Early in U.S. history, it was well established that public infrastructure projects were to be financed by the states, not the federal government. State governments were willing to finance projects in canals, waterways, and eventually railroads as the bonds were viewed to be “self-financing.” It was argued that the infrastructure investment would promote growth, serving as a basis for extinguishing the debt.

During the depression of 1837–1843, eight states (Arkansas, Illinois, Indiana, Louisiana, Maryland, Michigan, Mississippi, and Pennsylvania) and one territory (Florida) defaulted on their debts. In the early 1840s, Congress debated whether the federal government should step in and bail out the states. Proponents pointed to the precedent of the 1790 Assumption Act. Opponents argued that the precedent wasn’t applicable because the debts leading up to 1790 were incurred for a national purpose while the debts in the 1840s were from financing local projects. Ultimately, the opponents of the bailout won the argument and states defaulted. As a result, by the end of the 1840s, more than half of the states rewrote their constitutions to require year-by-year balanced budgets.
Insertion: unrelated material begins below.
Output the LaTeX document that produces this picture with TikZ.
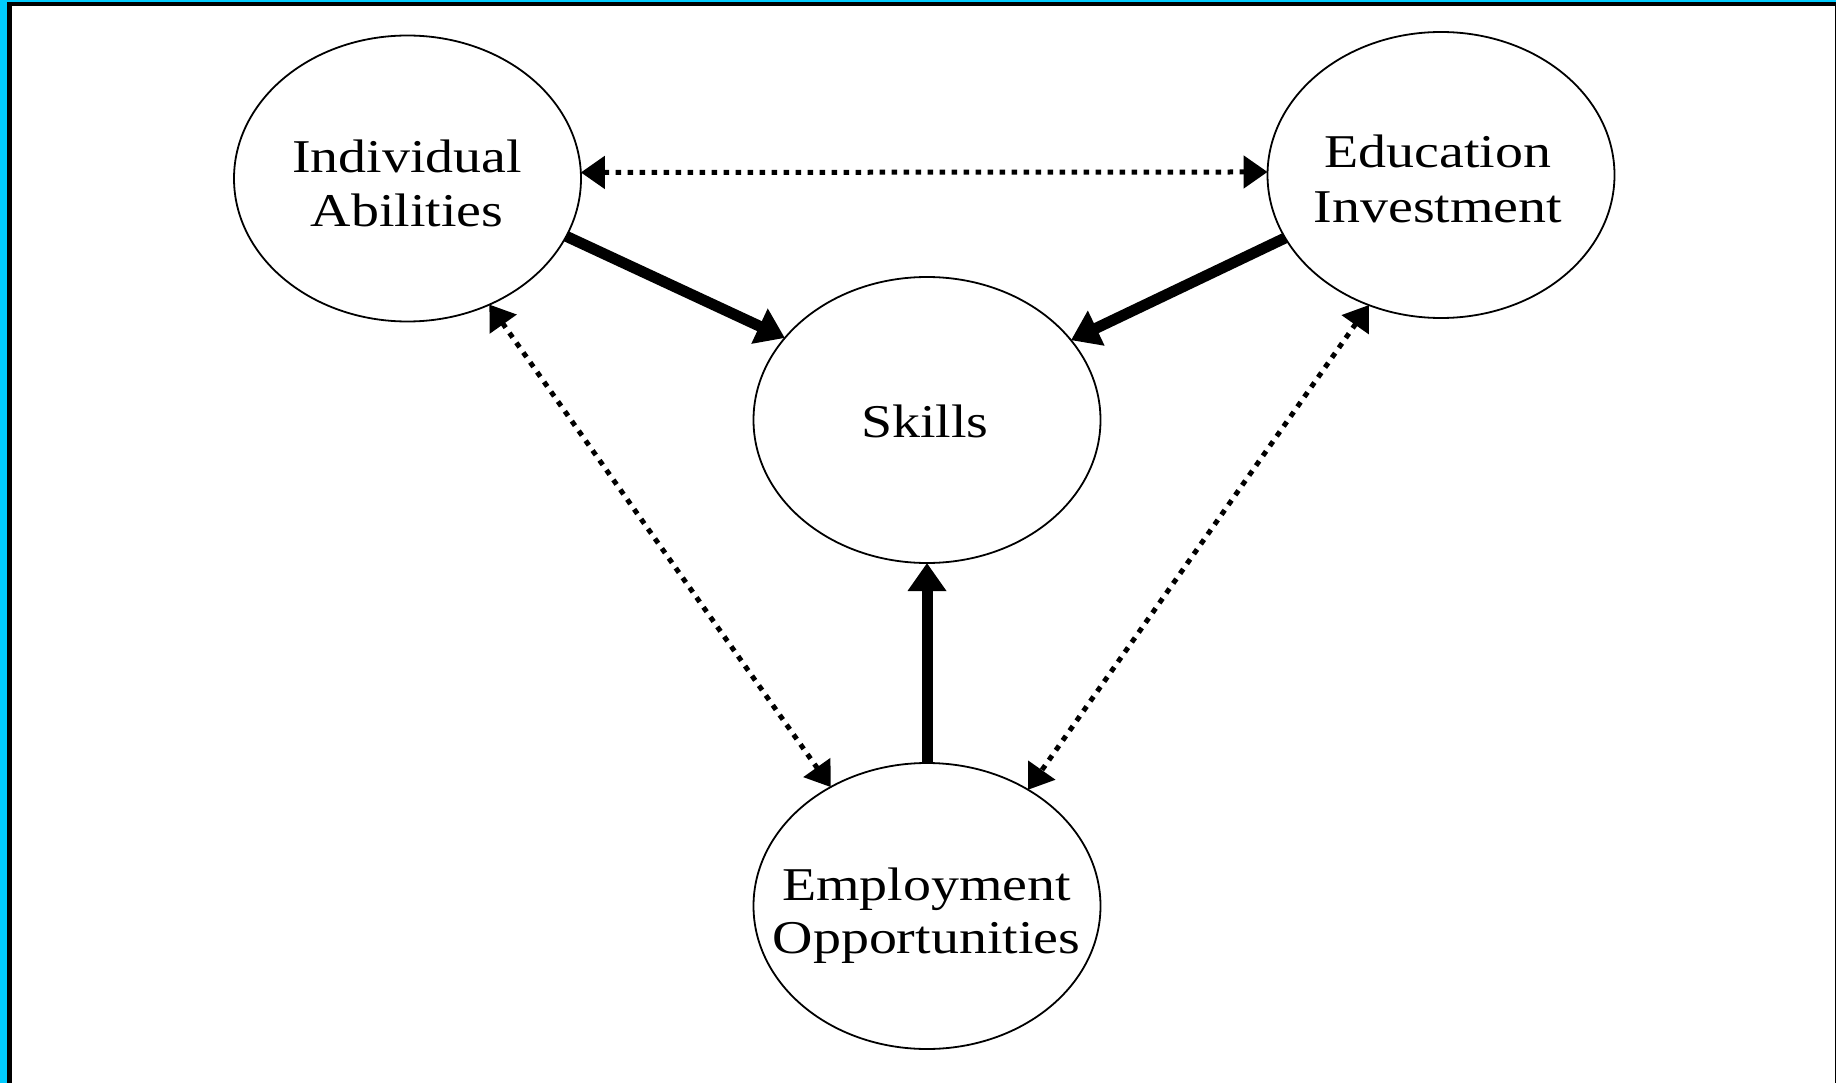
\documentclass[tikz,border=0pt]{standalone}
\usepackage{fontspec}
\setmainfont{Liberation Serif}
\newfontfamily\lblfont[FakeStretch=1.19]{Liberation Serif}
\usetikzlibrary{arrows.meta,shapes.geometric}
\definecolor{framecyan}{HTML}{00CCFF}
\begin{document}
\begin{tikzpicture}[x=1pt,y=-1pt,
  bub/.style={draw, ellipse, line width=1.8pt, minimum width=347pt, minimum height=286pt, inner sep=0pt, outer sep=0pt},
  lbl/.style={font=\lblfont\fontsize{47}{54}\selectfont, inner sep=0pt, anchor=base},
  solidarrow/.style={line width=11pt, -{Triangle[length=28pt,width=37pt]}},
  dotarrow/.style={line width=5pt, dash pattern=on 5.5pt off 6.5pt, {Triangle[length=24pt,width=32pt]}-{Triangle[length=24pt,width=32pt]}}
]
\useasboundingbox (0,0) rectangle (1836,1083);
% frame
\fill[framecyan] (0,0) rectangle (1836,1083);
\fill[black] (7,2) rectangle (1836,1083);
\fill[white] (12,6) rectangle (1834.7,1083);
% ellipses
\node[bub] (IA) at (407.5,178.5) {};
\node[bub] (EI) at (1441,175) {};
\node[bub] (SK) at (927,420) {};
\node[bub] (EO) at (927,906) {};
% labels
\node[lbl] (IAt1) at (407,173) {Individual};
\node[lbl] (IAt2) at (407,227) {Abilities};
\node[lbl] (EIt1) at (1438,168) {Education};
\node[lbl] (EIt2) at (1438,223) {Investment};
\node[lbl] (SKt) at (925,437) {Skills};
\node[lbl] (EOt1) at (926.5,900) {Employment};
\node[lbl] (EOt2) at (926.5,953) {Opportunities};
% connectors
\draw[dotarrow] (IA.2) -- (EI.179);
\draw[dotarrow] (IA.-57.9) -- (EO.129.8);
\draw[dotarrow] (EI.-119) -- (EO.49.9);
\draw[solidarrow] (IA.-20.7) -- (SK.150.5);
\draw[solidarrow] (EI.-158.3) -- (SK.29.8);
\draw[solidarrow] (EO.north) -- (SK.south);
\end{tikzpicture}
\end{document}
Despite the defaults, states were able to gain access to the debt markets quickly. From that point on, municipal bond yields and local borrowing costs have reflected the credit qualities of the issuers. This is the way debt markets are supposed to work.

For the eurozone, without a central authority to lay and collect taxes and make all disbursements, there is no reason to think a eurobond or a 1790-like solution will work. Instead, an 1840-like plan, where countries are allowed to default and retain their independence, may be the best approach.